Vous avez publié, en octobre, L’Adieu interdit*, qui dénonce la mise à mal des droits des personnes en fin de vie engendrée par la gestion de l’épidémie de Covid-19 chez les personnes âgées. Qu’est-ce qui vous a poussée à écrire ce livre ?
Marie De Hennezel : Pendant le premier confinement, je participais à des plateformes de soutien à des Ehpad et des aidants. J’y ai pris conscience de l’horreur que vivaient à la fois les soignants, les familles et les aidants une fois la décision prise d’interdire toute visite, mais aussi d’accompagner les mourants – qui sont décédés seuls ou avec un soignant débordé par ses tâches – ainsi que tous les rites (toilettes, levées de corps, etc.) qui entourent la mort depuis la nuit des temps. La culture palliative a terriblement reculé. Et le grand scandale de ce confinement, dont les règles ont été partiellement assouplies depuis, est de ne pas avoir mesuré l’importance de l’accompagnement et des rites.
Qu’est-ce que cela dit de notre société ?
M. De H. : Cela parle d’une société dans laquelle la mort est taboue. Où les décisions sont prises par des politiques et des médecins ayant eux-mêmes un rapport difficile à la mort, qui les laisse démunis parce qu’ils ont été formés à guérir. On peut être à côté de la plaque soit en faisant de l’acharnement thérapeutique, soit en poussant à une hyper-protection de la vie biologique. Une personne ne se réduit pas à son corps ! La vie est aussi affective, sociale, spirituelle, démocratique : indivisible. Mais tout à coup, saisis par la peur, on a été pris d’une sorte de folie hygiéniste autour de ce fantasme d’éradiquer la mort, de ne prendre aucun risque – comme si la mort n’était pas un risque de la vie –, de surprotéger les personnes âgées, en ne les laissant pas libres de ce qu’elles considèrent bon pour elles.
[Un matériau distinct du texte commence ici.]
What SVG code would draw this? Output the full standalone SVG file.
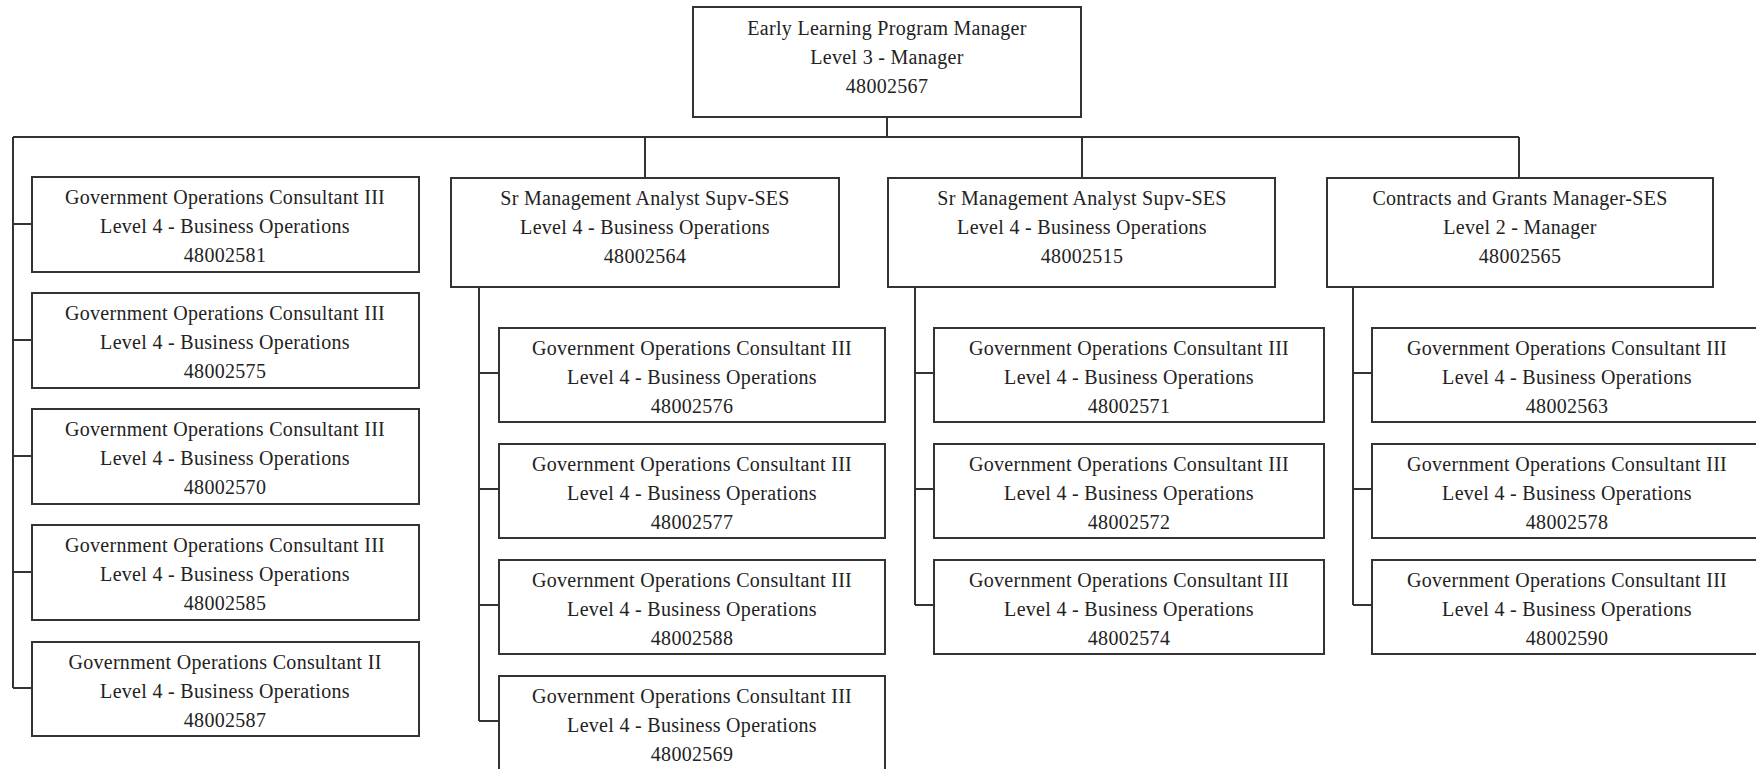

Quels en sont les dégâts ?
M. De H. : Les dommages collatéraux sont énormes. Quelqu’un à qui l’on empêche de dire au revoir à un mourant le paie très cher et longtemps, en culpabilité, en dépression. On a aussi fait beaucoup de mal à toutes les personnes âgées qui vivent chez elles et se donnaient du mal pour conserver un vieillissement robuste. Les inciter à se protéger, c’est bien. Mais la peur a un effet catastrophique. Elles disent aussi à quel point elles sont perdues devant les contradictions d’une surprotection qui vient balayer tous les programmes mis en place depuis des années pour limiter la perte d’autonomie. Surprotéger les personnes âgées est une bombe à retardement. Quand à 75 ans on ne sort plus marcher depuis trois mois, la perte en tonus musculaire est irrécupérable. Dans un an, je suis sûre que le nombre de personnes dépendantes aura augmenté.